Wednesday, 4 June 2025

Day 3 Bodrum and Day 4 Rhodes….on the Med!

 We arrived in Bodrum on the Turkish coast around about 8 am.  The weather has continued to be absolutely gorgeous, and we both remarked that we are rather pleased we have visited this early in the summer season as at the height of the season it would just be stifling.  Weather apps are saying a top of 22, 23, 24 but it is just feeling a lot hotter.  We are wearing our sunscreen and being sun safe while outdoors exploring, however we are seeing numerous very white skinned people that look like lobsters, or certainly will the next day!

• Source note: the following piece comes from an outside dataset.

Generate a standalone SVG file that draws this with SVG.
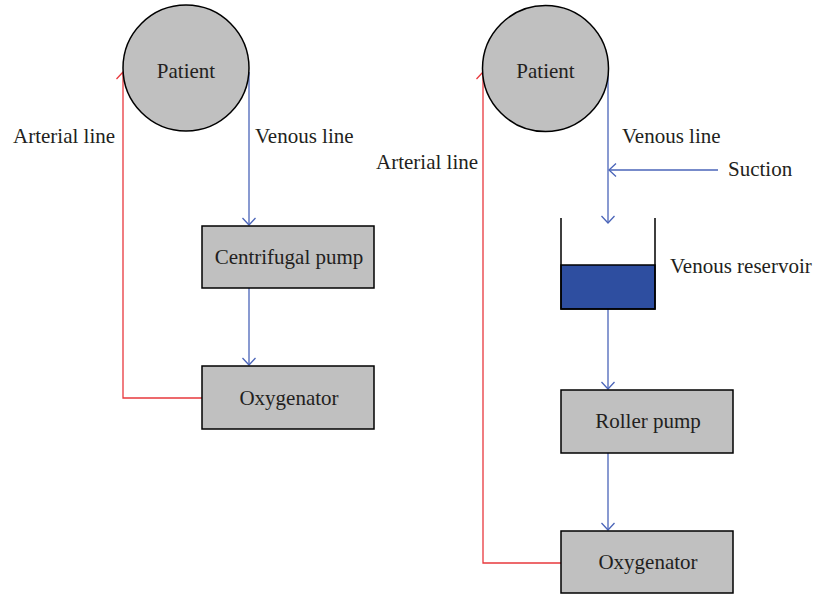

First views of Bodrum from our suite verandah

Inside the Bodrum castle


Bodrum is an old world fishing town with high society appeal.  It is situated on a peninsular  and mirrors other Mediterranean countryside - landscapes  of large granite hillsides, with sparse greenery which must make for very rough and hostile conditions.  From the seawater up the hillsides are predominantly white building developments.  While Syros was quaint and very Italian, Bodrum felt much more contemporary, and a little overdeveloped and crowded.  We caught the shuttle bus into the town centre and headed for Bodrum Castle which we were told was a must see.  We paid our money and rented audio headsets and then walked around the castle grounds - which sit front and centre on the harbour.   The history was interesting, and has a complex history ranging from construction by the Knights of St John and then occupied by the English, French, German and Italians before modern day Turkey and its place as a museum.  It has a nautical archaeological display which was very interesting…the work that goes into identifying boats, their cargo and heritage is astounding.  One of the most interesting things we saw was a white Peacock…which of course I had to feed.  




After wandering for a few hours we both felt better heading back to the ship for lunch and a rest (as it had been a rather late night the night before…dinner and then the dancing show was all these old ducks could manage…a midnight finish and we were stuffed the next day!).

Lunch onboard was a beautiful seafood saffron soup with crusty French baguette and a glass of rose! 


We had a little snooze before dinner in the the Med Yacht Club  - enjoying more seafood (grilled lobster tails) followed by lamb curry.

Rhodes arrived at our door around 7.30 am…we docked and looked straight out of the window to a castle turret - embedded into the modern port pier.  

View of the pier
Turrets of the Castle

We became Segway experts
Just a door on one of the alleys



Inside Saint Pantaleon Church…just gorgeous


We booked a Segway tour of the medieval city to start at 10 am.  After some orientation and practice on the segways we spent the next three hours whizzing around the city following our guide ‘Bill’ who was just learning to be a guide, so not as informative or on the ball as he could have been, he was however very caring and considerate.  

Rhodes was a gift from Zeus to Helios, the sun god.  It is written in history as a place where Cicero and Caesar once roamed.  It is said to have had a giant Colossus statue at the entry to the harbour, now hosting twin dear - the symbol of the isle.  The UNESCO listed medieval city was another home of the Knights of St John before being conquered by the Ottomans.  It has housed Christian’s and Muslims over the years - and as in Istanbul, in the same buildings.    

Our segways allowed us to cover a lot of ground during the few hours - even riding through the old moat to the city which showed just how hard it would have been to conquer the castle walls.  

At the entrance to the Grand Master’s Palace


On our Segways in front of the windmills on the harbour

The Street of the Knights

Gorgeous iron gate on the Street of the Knights - looking into a fountain and garden

Yours truly on a Segway

Forecourt of the Palace

The entrance to Rhodes Harbour…where it is rumoured to have had the Collossus Statue…his fee on the pillars standing some 33 metres above…now two deer are there

After a quick bite to eat in town, we headed to the Grand Masters’ palace which is now a museum.  We were a little underwhelmed - it has been rebuilt and renovated quite a bit, and now while some of the floor mosaics are lovely, the rooms lack an authenticity - filled with antiques from various centuries and countries to attempt to make it look authentic - there are only so many dining rooms and receptions rooms once can see (and we saw many).  There were some lovely digital presentations that took us through the history of the building - being initially built by the Knights of Rhodes (Knights of St John) which ultimately became the Knights of Malta!.  It was conquered by Ottomans, occupied by Italy, and ultimately handed back to the Greeks.  I don’t pretend understand the politics other than to say you need to be careful who you speak to about it…it appears to have tentacles that extend to modern day!  

At the end of the day, we sat on the top deck of the ship and watched as we sailed out of the Rhodes harbour…a lovely farewell.